Task statement: Please retype the records below exactly, from the first line through the line containing "30, 35, 40];", and leave out any pictures.

Data to use:
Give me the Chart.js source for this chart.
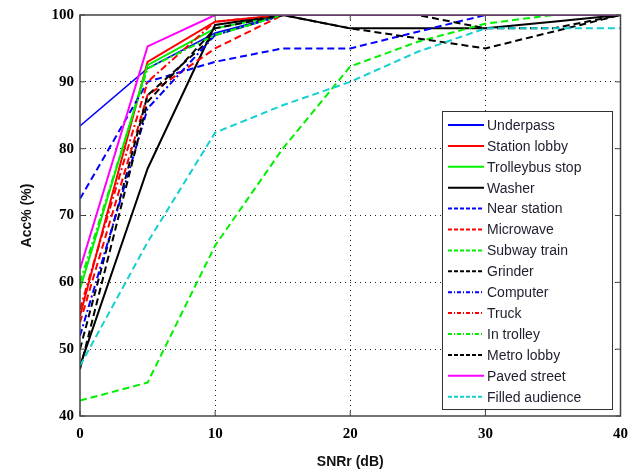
<!DOCTYPE html>
<html>
<head>
<meta charset="utf-8">
<script src="https://cdn.jsdelivr.net/npm/chart.js@4.4.1/dist/chart.umd.min.js"></script>
<style>
  html, body { margin: 0; padding: 0; background: #fff; }
  #wrap { width: 637px; height: 475px; }
</style>
</head>
<body>
<div id="wrap"><canvas id="myChart" width="637" height="475"></canvas></div>
<script>
// SNRr values (dB)
const snr = [0, 5, 10, 15, 20, 25, 30, 35, 40];

// accuracy per noise type (%)
const underpass      = [83.4, 92, 97.3, 100, 100, 100, 100, 100, 100];
const stationLobby   = [55, 93, 99, 100, 100, 100, 100, 100, 100];
const trolleybusStop = [59, 92.5, 98, 100, 100, 100, 100, 100, 100];
const washer         = [47.5, 77, 98.5, 100, 98, 98, 98, 99, 100];
const nearStation    = [72.5, 90, 93, 95, 95, 97.5, 100, 100, 100];
const microwave      = [54, 88, 95, 100, 100, 100, 100, 100, 100];
const subwayTrain    = [42.3, 45, 65.5, 80, 92.3, 96, 98.7, 100, 100];
const grinder        = [50, 88, 97, 100, 98, 96.5, 95, 97.5, 100];
const computer       = [52, 86, 97, 100, 100, 100, 100, 100, 100];
const truck          = [56, 90, 99, 100, 100, 100, 100, 100, 100];
const inTrolley      = [60, 92, 97, 100, 100, 100, 100, 100, 100];
const metroLobby     = [47, 87, 98, 100, 100, 100, 98, 98, 100];
const pavedStreet    = [62, 95.3, 100, 100, 100, 100, 100, 100, 100];
const filledAudience = [47.5, 66, 82.4, 86.5, 90, 94.5, 98, 98, 98];

const xTicks = [0, 10, 20, 30, 40];
const yTicks = [40, 50, 60, 70, 80, 90, 100];

const SOLID = [];
const DASH = [7, 4];
const DASHDOT = [7, 3, 2, 3];

const series = [
    ['Underpass', underpass, '#0000ff', SOLID, 1.5],
    ['Station lobby', stationLobby, '#ff0000', SOLID, 2],
    ['Trolleybus stop', trolleybusStop, '#00f000', SOLID, 2],
    ['Washer', washer, '#000000', SOLID, 2],
    ['Near station', nearStation, '#0000ff', DASH, 2],
    ['Microwave', microwave, '#ff0000', DASH, 2],
    ['Subway train', subwayTrain, '#00f000', DASH, 2],
    ['Grinder', grinder, '#000000', DASH, 2],
    ['Computer', computer, '#0000ff', DASHDOT, 2],
    ['Truck', truck, '#ff0000', DASHDOT, 2],
    ['In trolley', inTrolley, '#00f000', DASHDOT, 2],
    ['Metro lobby', metroLobby, '#000000', DASH, 2],
    ['Paved street', pavedStreet, '#ff00ff', SOLID, 2],
    ['Filled audience', filledAudience, '#16d0d0', DASH, 2]
];

const datasets = series.map(function (s, i) {
    return {
        label: s[0],
        data: snr.map(function (x, j) { return {x: x, y: s[1][j]}; }),
        borderColor: s[2],
        backgroundColor: s[2],
        borderDash: s[3],
        borderWidth: s[4],
        pointRadius: 0,
        tension: 0,
        order: series.length - i
    };
});

// box around plot + inward ticks
const frame = {
    id: 'frame',
    afterDatasetsDraw(chart) {
        const a = chart.chartArea;
        const ctx = chart.ctx;
        const xs = chart.scales.x, ys = chart.scales.y;
        ctx.save();
        ctx.strokeStyle = '#444';
        ctx.lineWidth = 1.5;
        ctx.setLineDash([]);
        ctx.strokeRect(a.left, a.top, a.right - a.left, a.bottom - a.top);
        ctx.lineWidth = 1;
        xTicks.forEach(function (v) {
            const p = xs.getPixelForValue(v);
            ctx.beginPath();
            ctx.moveTo(p, a.bottom); ctx.lineTo(p, a.bottom - 5);
            ctx.moveTo(p, a.top); ctx.lineTo(p, a.top + 5);
            ctx.stroke();
        });
        yTicks.forEach(function (v) {
            const p = ys.getPixelForValue(v);
            ctx.beginPath();
            ctx.moveTo(a.left, p); ctx.lineTo(a.left + 5, p);
            ctx.moveTo(a.right, p); ctx.lineTo(a.right - 5, p);
            ctx.stroke();
        });
        ctx.restore();
    }
};

// MATLAB-like legend box inside plot
const boxLegend = {
    id: 'boxLegend',
    afterDraw(chart) {
        const ctx = chart.ctx;
        const x0 = 442, y0 = 111, w = 170, h = 298;
        ctx.save();
        ctx.fillStyle = '#fff';
        ctx.fillRect(x0, y0, w, h);
        ctx.strokeStyle = '#333';
        ctx.lineWidth = 1;
        ctx.setLineDash([]);
        ctx.strokeRect(x0 + 0.5, y0 + 0.5, w, h);
        ctx.font = '14px "Liberation Sans", Arial, sans-serif';
        ctx.textBaseline = 'middle';
        chart.data.datasets.forEach(function (ds, i) {
            const y = 125 + i * 20.9;
            ctx.beginPath();
            ctx.strokeStyle = ds.borderColor;
            ctx.lineWidth = 2;
            ctx.setLineDash(ds.borderDash.length ? [4, 2] : []);
            if (ds.borderDash.length === 4) ctx.setLineDash([4, 2, 1, 2]);
            ctx.moveTo(448, y);
            ctx.lineTo(484, y);
            ctx.stroke();
            ctx.fillStyle = '#1e1e2e';
            ctx.fillText(ds.label, 487, y + 1);
        });
        ctx.restore();
    }
};

const tickFont = {family: '"Liberation Serif", "Times New Roman", serif', size: 15, weight: 'bold'};
const titleFont = {family: '"Liberation Sans", Arial, sans-serif', size: 14, weight: 'bold'};

const edgeGrid = function (c) {
    return (c.tick && (c.index === 0 || c.index === c.chart.scales[c.scale.id].ticks.length - 1)) ? 'rgba(0,0,0,0)' : '#222';
};

new Chart(document.getElementById('myChart'), {
    type: 'line',
    data: {datasets: datasets},
    plugins: [frame, boxLegend],
    options: {
        responsive: false,
        animation: false,
        layout: {padding: {top: 11, right: 16, left: 15, bottom: 0}},
        plugins: {legend: {display: false}, tooltip: {enabled: false}},
        scales: {
            x: {
                type: 'linear',
                min: 0, max: 40,
                afterBuildTicks(s) { s.ticks = xTicks.map(function (v) { return {value: v}; }); },
                afterFit(s) { s.height = 59; },
                ticks: {color: '#000', font: tickFont, padding: 9, maxRotation: 0},
                grid: {color: edgeGrid, lineWidth: 1, drawTicks: false, tickLength: 0},
                border: {display: false, dash: [1, 4]},
                title: {display: true, text: 'SNRr (dB)', color: '#111', font: titleFont, padding: {top: 6}}
            },
            y: {
                type: 'linear',
                min: 40, max: 100,
                afterBuildTicks(s) { s.ticks = yTicks.map(function (v) { return {value: v}; }); },
                afterFit(s) { s.width = 65; },
                ticks: {color: '#000', font: tickFont, padding: 6},
                grid: {color: edgeGrid, lineWidth: 1, drawTicks: false, tickLength: 0},
                border: {display: false, dash: [1, 4]},
                title: {display: true, text: 'Acc% (%)', color: '#111', font: titleFont, padding: {bottom: 8}}
            }
        }
    }
});
</script>
</body>
</html>
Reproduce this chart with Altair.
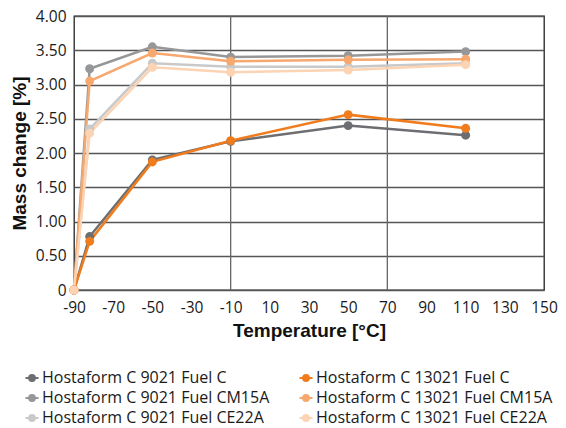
import altair as alt
import pandas as pd

temps = [-90, -82, -50, -10, 50, 110]
series_names = [
    "Hostaform C 9021 Fuel C",
    "Hostaform C 9021 Fuel CM15A",
    "Hostaform C 9021 Fuel CE22A",
    "Hostaform C 13021 Fuel C",
    "Hostaform C 13021 Fuel CM15A",
    "Hostaform C 13021 Fuel CE22A",
]
series_colors = ["#6d6e71", "#969799", "#c9c9c9", "#f07c1e", "#f7a86e", "#fcd3b3"]
v_9021_c = [0, 0.78, 1.90, 2.17, 2.40, 2.26]
v_9021_cm15a = [0, 3.23, 3.55, 3.40, 3.42, 3.48]
v_9021_ce22a = [0, 2.35, 3.31, 3.26, 3.26, 3.31]
v_13021_c = [0, 0.71, 1.87, 2.18, 2.56, 2.36]
v_13021_cm15a = [0, 3.05, 3.46, 3.34, 3.36, 3.37]
v_13021_ce22a = [0, 2.29, 3.25, 3.18, 3.21, 3.29]
values = [v_9021_c, v_9021_cm15a, v_9021_ce22a, v_13021_c, v_13021_cm15a, v_13021_ce22a]

x_ticks = list(range(-90, 151, 20))
y_ticks = [0, 0.5, 1, 1.5, 2, 2.5, 3, 3.5, 4]
x_grid = [-10, 70]

rows = []
for name, vals in zip(series_names, values):
    for t, v in zip(temps, vals):
        rows.append({"series": name, "temp": t, "value": v})
df = pd.DataFrame(rows)
grid_df = pd.DataFrame({"g": x_grid})

LFONT = "Open Sans"
TFONT = "Liberation Sans"

xscale = alt.Scale(domain=[-90, 150], nice=False, zero=False)
yscale = alt.Scale(domain=[0, 4], nice=False)
cscale = alt.Scale(domain=series_names, range=series_colors)

color = alt.Color(
    "series:N",
    sort=series_names,
    scale=cscale,
    legend=alt.Legend(
        title=None,
        orient="none",
        legendX=-50,
        legendY=354,
        columns=2,
        columnPadding=25,
        rowPadding=4,
        symbolType="M-1,0 L1,0 M0.45,0 A0.45,0.45 0 1,1 -0.45,0 A0.45,0.45 0 1,1 0.45,0 Z",
        symbolSize=170,
        symbolStrokeWidth=2,
        symbolOffset=0,
        labelFont=LFONT,
        labelFontSize=16,
        labelColor="#1a1a1a",
        labelOffset=2,
        labelLimit=400,
    ),
)

grid = alt.Chart(grid_df).mark_rule(color="#666666", strokeWidth=1.3).encode(
    x=alt.X("g:Q", scale=xscale)
)

lines = alt.Chart(df).mark_line(strokeWidth=2.5).encode(
    x=alt.X(
        "temp:Q",
        scale=xscale,
        axis=alt.Axis(
            values=x_ticks,
            tickCount=40,
            labelExpr="'' + datum.value",
            title="Temperature [°C]",
            grid=False,
            ticks=False,
            domain=False,
            labelPadding=10,
            titlePadding=6,
            labelOverlap=False,
            labelFlush=False,
        ),
    ),
    y=alt.Y(
        "value:Q",
        scale=yscale,
        axis=alt.Axis(
            values=y_ticks,
            tickCount=40,
            labelExpr="datum.value == 0 ? '0' : format(datum.value, '.2f')",
            title="Mass change [%]",
            grid=True,
            gridColor="#555555",
            gridWidth=1.3,
            ticks=False,
            domain=False,
            labelPadding=8,
            titlePadding=6,
            labelOverlap=False,
            labelFlush=False,
        ),
    ),
    color=color,
    detail="series:N",
)

points = alt.Chart(df).mark_circle(size=80, opacity=1).encode(
    x=alt.X("temp:Q", scale=xscale),
    y=alt.Y("value:Q", scale=yscale),
    color=alt.Color("series:N", sort=series_names, scale=cscale, legend=None),
)

chart = (
    alt.layer(grid, lines, points)
    .properties(
        width=470,
        height=274,
        autosize=alt.AutoSizeParams(type="none"),
        padding={"left": 66, "top": 8, "right": 14, "bottom": 138},
    )
    .configure_view(stroke="#222222", strokeWidth=1.3)
    .configure_axis(
        labelOverlap=False,
        labelFlush=False,
        labelFont=LFONT,
        labelFontSize=15.5,
        labelColor="#1a1a1a",
        titleFont=TFONT,
        titleFontSize=19,
        titleFontWeight="bold",
        titleColor="#111111",
    )
)

chart.save("out.html", embed_options={"renderer": "svg", "actions": False})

Response for this exercise:
Give me the Chart.js source for this chart.
<!DOCTYPE html>
<html>
<head>
<meta charset="utf-8">
<script src="https://cdn.jsdelivr.net/npm/chart.js@4.4.1/dist/chart.umd.min.js"></script>
<style>
  html, body { margin: 0; padding: 0; background: #fff; }
  #wrap { width: 637px; height: 475px; }
</style>
</head>
<body>
<div id="wrap"><canvas id="myChart" width="637" height="475"></canvas></div>
<script>
// SNRr values (dB)
const snr = [0, 5, 10, 15, 20, 25, 30, 35, 40];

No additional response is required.